Précisément, l’Europe n’est pas les Etats-Unis. Mais je dois d’abord rappeler que le gouvernement sortant et ses dirigeants se targuaient d’avoir su mater la crise. Or, la vraie crise à laquelle nous ferons face, c’est la crise européenne. Il y a les PIGS - le Portugal, l’Italie, la Grèce et l’Espagne - qui en souffrent. La Grèce est déjà à terre. Les autres commencent à sentir les effets de la crise. Ils devront augmenter les taxes pour réduire les déficits, mettre fi n à leurs politiques d’aides aux entreprises et trouver des moyens pour collecter des revenus. Cela entraînera les gens dans la rue. En gros, nous avons eu une crise de la dette souveraine qui s’est transformée en crise économique qui, elle-même, provoque une crise sociale et finalement politique. C’est ce qui fait que des pays menacent de quitter l’euro. L’Union européenne est, elle-même, menacée. Cela veut dire qu’il y a tentation pour que chaque pays retourne à sa devise initiale. Dans un tel cas de figure, c’est le retour au protectionnisme assuré. C’est maintenant  que nous verrons comment le gouvernement agira et s’il a vraiment les compétences dont il se vante. C’est maintenant que nous connaîtrons la vraie résilience de notre économie.
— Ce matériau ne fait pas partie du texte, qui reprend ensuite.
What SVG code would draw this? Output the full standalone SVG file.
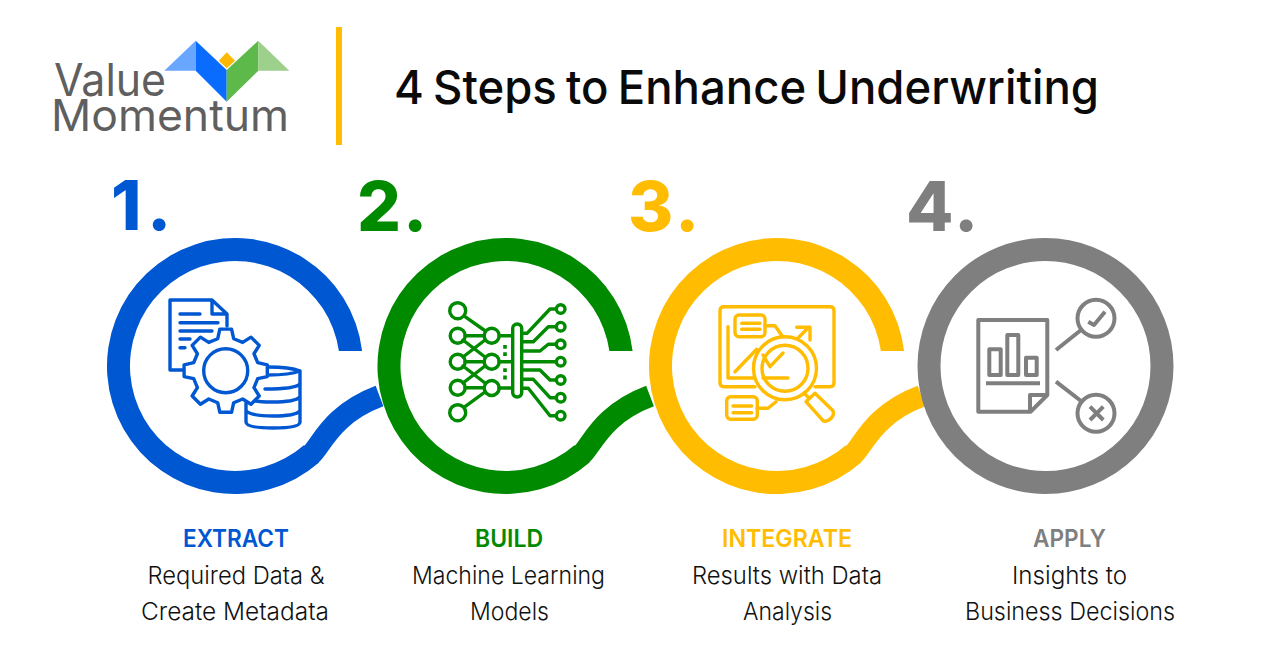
<svg xmlns="http://www.w3.org/2000/svg" xmlns:xlink="http://www.w3.org/1999/xlink" width="1280" height="672" viewBox="0 0 1280 672">
<style>
text{font-family:Inter,"Liberation Sans",sans-serif}
.tail{fill:none;stroke-width:22}
.ic{fill:none;stroke-width:3.4;stroke-linejoin:round;stroke-linecap:round}
.num{font-size:69px;font-weight:800}
.head{font-size:24px;font-weight:600;text-anchor:middle}
.sub{font-size:24px;font-weight:300;text-anchor:middle;fill:#111}
.blue{stroke:#0057d2}.green{stroke:#008a00}.yellow{stroke:#ffbc00}.gray{stroke:#7f7f7f}
</style>
<defs>
<path id="ring" d="M127.100 -15A128 128 0 1 0 84 96.600L68.900 79.200A105 105 0 1 1 103.900 -15Z"/>
<path id="tail" d="M65 96.700A116.500 116.500 0 0 0 76.500 88C86.500 79 96.500 48 144.500 30"/>
</defs>
<rect width="1280" height="672" fill="#fff"/>
<g id="logo">
<polygon points="164.300,70.700 195.700,40.700 195.700,70.700" fill="#69a6ff"/>
<polygon points="195.700,40.700 226.700,70 226.700,101.700 195.700,70.700" fill="#0a6cff"/>
<polygon points="258.300,40.700 258.300,70.700 226.700,101.700 226.700,70" fill="#5db94a"/>
<polygon points="258.300,40.700 289.300,70.700 258.300,70.700" fill="#9dd08a"/>
<polygon points="226.700,52.300 235,60.700 226.700,68.300 218.700,60.700" fill="#fdb900"/>
<text x="54" y="96" font-size="45" font-weight="400" fill="#5f5f5f" textLength="112" lengthAdjust="spacingAndGlyphs">Value</text>
<text x="51" y="131" font-size="44" font-weight="400" fill="#5f5f5f" textLength="238" lengthAdjust="spacingAndGlyphs">Momentum</text>
</g>
<rect id="divider" x="336" y="27" width="6" height="118" fill="#ffbc00"/>
<text id="title" x="394" y="104" font-size="47" font-weight="500" word-spacing="-3" fill="#0a0a0a" textLength="705" lengthAdjust="spacingAndGlyphs">4 Steps to Enhance Underwriting</text>
<g id="connectors">
<use href="#tail" class="tail blue" transform="translate(235 366)"/>
<use href="#tail" class="tail green" transform="translate(505.500 366)"/>
<use href="#tail" class="tail yellow" transform="translate(777 366)"/>
</g>
<g id="step-1">
<text class="num" y="230" fill="#0057d2"><tspan x="111">1</tspan><tspan x="147">.</tspan></text>
<use href="#ring" fill="#0057d2" transform="translate(235 366)"/>
<g class="ic blue">
<path d="M184 370H170V300H212L227 314V326M212 300V314H227"/>
<path d="M180 314H200M180 322.700H218M180 331H212M180 339H190M180 347.700H185"/>
<path d="M268 367Q290 367 300 371V422Q300 428 273 428Q246 428 246 422V403M268 375Q290 375 300 371M300 384Q295 389 265 389M300 397Q295 402 272 402Q252 402 247 398M300 411Q295 416 273 416Q252 416 246 411"/>
<polygon fill="#fff" transform="translate(225.700 370.700)" points="-8,-32 -5.850,-41.600 5.850,-41.600 8,-32 16.970,-28.280 25.280,-33.550 33.550,-25.280 28.280,-16.970 32,-8 41.600,-5.850 41.600,5.850 32,8 28.280,16.970 33.550,25.280 25.280,33.550 16.970,28.280 8,32 5.850,41.600 -5.850,41.600 -8,32 -16.970,28.280 -25.280,33.550 -33.550,25.280 -28.280,16.970 -32,8 -41.600,5.850 -41.600,-5.850 -32,-8 -28.280,-16.970 -33.550,-25.280 -25.280,-33.550 -16.970,-28.280"/>
<circle cx="225.700" cy="370.700" r="22"/>
</g>
<text class="head" x="236" y="547" fill="#0057d2" textLength="106" lengthAdjust="spacingAndGlyphs">EXTRACT</text>
<text class="sub" x="236" y="584" textLength="177" lengthAdjust="spacingAndGlyphs">Required Data &amp;</text>
<text class="sub" x="235" y="620" textLength="188" lengthAdjust="spacingAndGlyphs">Create Metadata</text>
</g>
<g id="step-2">
<text class="num" y="231" fill="#008a00"><tspan x="357">2</tspan><tspan x="403">.</tspan></text>
<use href="#ring" fill="#008a00" transform="translate(505.500 366)"/>
<g class="ic green">
<circle cx="457.700" cy="310.700" r="8"/><circle cx="457.700" cy="335.700" r="7.500"/><circle cx="457.700" cy="361.700" r="7.500"/><circle cx="457.700" cy="387.700" r="7.500"/><circle cx="457.700" cy="412.700" r="8"/>
<circle cx="491.700" cy="335.700" r="7.500"/><circle cx="491.700" cy="361.700" r="7.500"/><circle cx="491.700" cy="388" r="7.500"/>
<rect x="512.700" y="324" width="9" height="73" rx="4.500"/>
<path d="M465 316.700L484 330M465 406.700L485 392M465 335.700H484M465 361.700H484M465 387.700H484M463 340L485 357M485 340L463 357M463 366L485 383M485 366L463 383M499 335.700H512M499 361.700H512M499 388H512"/>
<path d="M505 346.700V347M505 354V354.300M505 370V370.300M505 377.300V377.600" stroke-width="3.600" stroke-linecap="square"/>
<circle cx="560.700" cy="309" r="4.300"/><circle cx="560.700" cy="326.700" r="4.300"/><circle cx="560.700" cy="344.300" r="4.300"/><circle cx="560.700" cy="361.700" r="4.300"/><circle cx="560.700" cy="380" r="4.300"/><circle cx="560.700" cy="397.700" r="4.300"/><circle cx="560.700" cy="415.700" r="4.300"/>
<path d="M522 333.300H527L550 309H556M522 341.700H533.300L548.300 326.700H556M522 351H540L548.300 344.300H556M522 361.700H556M522 370H540L550 380H556M522 379.300H533.300L550 397.700H556M522 388.300H528.300L550 415.700H556"/>
</g>
<text class="head" x="509" y="547" fill="#008a00" textLength="68" lengthAdjust="spacingAndGlyphs">BUILD</text>
<text class="sub" x="508.500" y="584" textLength="193" lengthAdjust="spacingAndGlyphs">Machine Learning</text>
<text class="sub" x="509.500" y="620" textLength="79" lengthAdjust="spacingAndGlyphs">Models</text>
</g>
<g id="step-3">
<text class="num" y="231" fill="#ffbc00"><tspan x="628">3</tspan><tspan x="675">.</tspan></text>
<use href="#ring" fill="#ffbc00" transform="translate(777 366)"/>
<g class="ic yellow">
<path d="M755 386.700H724Q720 386.700 720 382.700V310.700Q720 306.700 724 306.700H830Q834 306.700 834 310.700V382.700Q834 386.700 830 386.700H815"/>
<path d="M728 326.700V378H760"/>
<rect x="735" y="315" width="30" height="21.700" rx="4"/>
<path d="M741.700 323.300H760M741.700 329.300H760M765 325.700H775L785 340"/>
<path d="M735 371.700L756.700 349.300L761 353M795 341L808 328M796.700 327.300H810V340"/>
<circle cx="785" cy="368.300" r="31.500" fill="#fff"/><circle cx="785" cy="368.300" r="23"/>
<path d="M763 355L770 366.700L783 353M763 378H788"/>
<path d="M804 393L808 397M806 401.700L815 393.300L833 410.700Q835 416 829 420Q825 422 823 420.700Z"/>
<rect x="726.700" y="396.700" width="30.600" height="22.600" rx="4"/>
<path d="M733 406H751.700M733 412.700H751.700M757 408.300H768L776 401.700"/>
</g>
<text class="head" x="787" y="547" fill="#ffbc00" textLength="130" lengthAdjust="spacingAndGlyphs">INTEGRATE</text>
<text class="sub" x="787" y="584" textLength="190" lengthAdjust="spacingAndGlyphs">Results with Data</text>
<text class="sub" x="787.500" y="620" textLength="89" lengthAdjust="spacingAndGlyphs">Analysis</text>
</g>
<g id="step-4">
<text class="num" y="231" fill="#7f7f7f"><tspan x="906">4</tspan><tspan x="954">.</tspan></text>
<circle fill="none" stroke="#7f7f7f" stroke-width="23" cx="1045.500" cy="366" r="116.500"/>
<g class="ic gray" style="stroke-width:4;stroke-linecap:butt">
<path d="M978.300 320H1047.300V395L1030.700 411.700H978.300ZM1047.300 395H1030V411.700"/>
<rect x="989.300" y="349.300" width="11.400" height="25.700"/><rect x="1007.300" y="335" width="11" height="40"/><rect x="1026" y="357.700" width="10.700" height="17.300"/>
<path d="M986 383.300H1040"/>
<circle cx="1096" cy="318.300" r="18.500"/><circle cx="1096" cy="413.300" r="18.500"/>
<path d="M1056 350L1081 330M1056 381.700L1081 401M1088.300 321.700L1094 325L1105 311.700M1090 406.700L1103.300 420M1103.300 406.700L1090 420"/>
</g>
<text class="head" x="1069.500" y="547" fill="#7f7f7f" textLength="73" lengthAdjust="spacingAndGlyphs">APPLY</text>
<text class="sub" x="1069.500" y="584" textLength="115" lengthAdjust="spacingAndGlyphs">Insights to</text>
<text class="sub" x="1070" y="620" textLength="210" lengthAdjust="spacingAndGlyphs">Business Decisions</text>
</g>
</svg>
L’Europe, c’est notre principal marché et la principale fournisseuse de prêts. Nous ne pourrons plus faire comme si nous étions dans le vert. Certaines personnes devront démontrer qu’elles ne sont pas que des fils à papa. Il faudra affronter la réalité et prendre ses responsabilités. Il faudra faire preuve de beaucoup de prévoyance et rallier toutes les compétences et forces du pays et non se contenter d’organiser des comités techniques avec le secteur privé. Pour notre part, au sein de l’opposition, nous serons constructifs.